In Objective C is there a way to convert a multi-byte unicode byte array into an NSString, where it will allow the conversion to succeed even if the array data is a partial buffer (not on a complete character boundary)?
The application of this is when receiving byte buffers in a stream, and you want to parse the string version of the data buffer (but there is more data to come, and your buffer data doesn't have complete multi-byte unicode).

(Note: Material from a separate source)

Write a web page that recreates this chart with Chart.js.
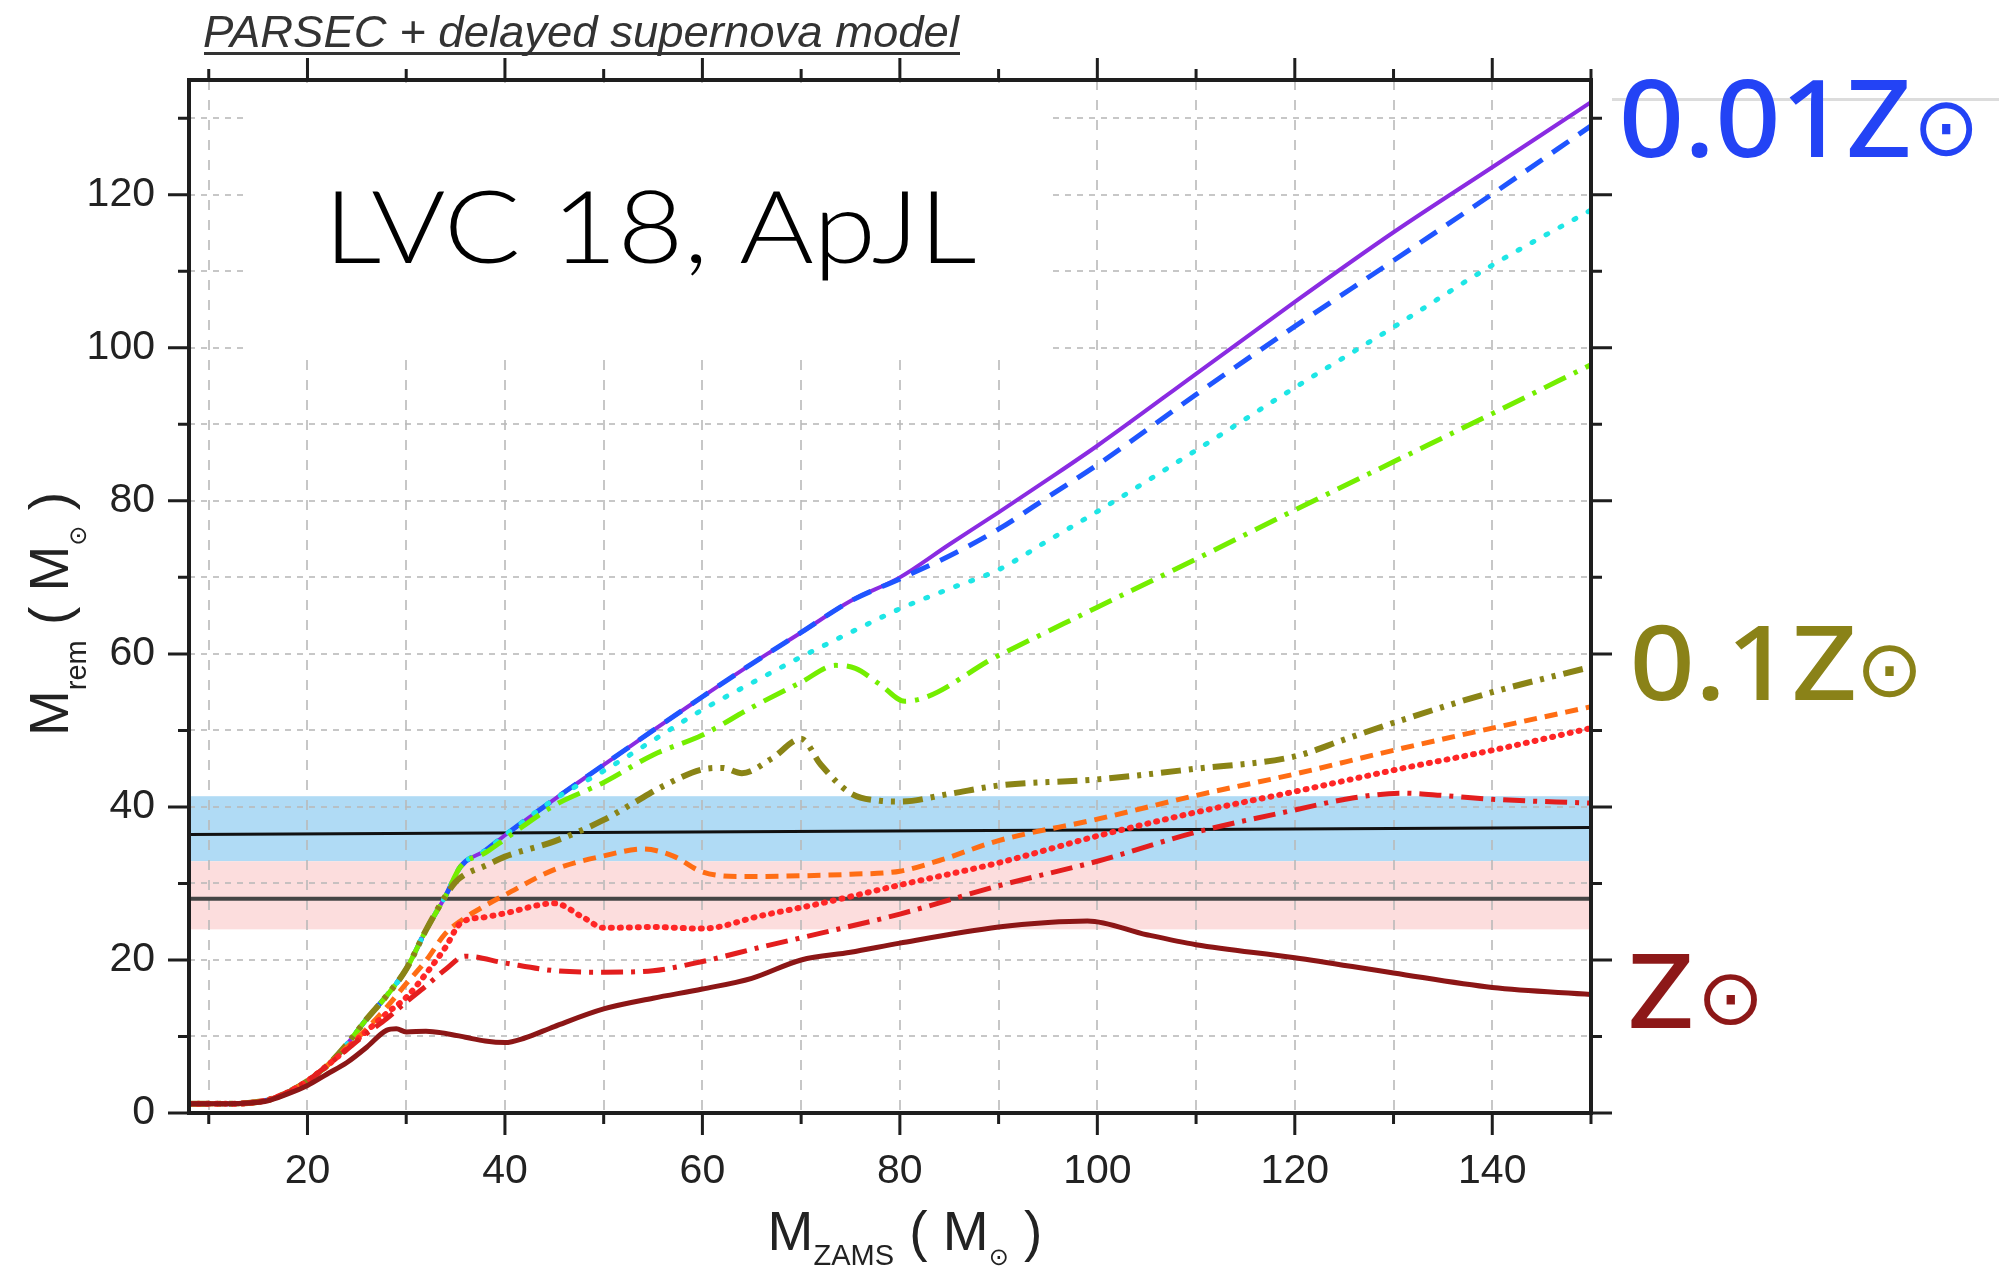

NSString's initWithData:encoding:
method does not work for this purpose, as shown here...
Test code:
- (void)test {
char myArray[] = {'f', 'o', 'o', (char) 0xc3, (char) 0x97, 'b', 'a', 'r'};
size_t sizeOfMyArray = sizeof(myArray);
[self dump:myArray sizeOfMyArray:sizeOfMyArray];
[self dump:myArray sizeOfMyArray:sizeOfMyArray - 1];
[self dump:myArray sizeOfMyArray:sizeOfMyArray - 2];
[self dump:myArray sizeOfMyArray:sizeOfMyArray - 3];
[self dump:myArray sizeOfMyArray:sizeOfMyArray - 4];
[self dump:myArray sizeOfMyArray:sizeOfMyArray - 5];
}
- (void)dump:(char[])myArray sizeOfMyArray:(size_t)sourceLength {
NSString *string = [[NSString alloc] initWithData:[NSData dataWithBytes:myArray length:sourceLength] encoding:NSUTF8StringEncoding];
NSLog(@"sourceLength: %lu bytes, string.length: %i bytes, string :'%@'", sourceLength, string.length, string);
}
Output:
sourceLength: 8 bytes, string.length: 7 bytes, string :'foo×bar'
sourceLength: 7 bytes, string.length: 6 bytes, string :'foo×ba'
sourceLength: 6 bytes, string.length: 5 bytes, string :'foo×b'
sourceLength: 5 bytes, string.length: 4 bytes, string :'foo×'
sourceLength: 4 bytes, string.length: 0 bytes, string :'(null)'
sourceLength: 3 bytes, string.length: 3 bytes, string :'foo'
As can be seen, converting the "sourceLength: 4 bytes" byte array fails, and returns (null)
. This is because the UTF-8 unicode '×' character (0xc3 0x97) is only partially included.
Ideally there would be a function that I can use that would return the correct NString, and tell me how many bytes are "left over".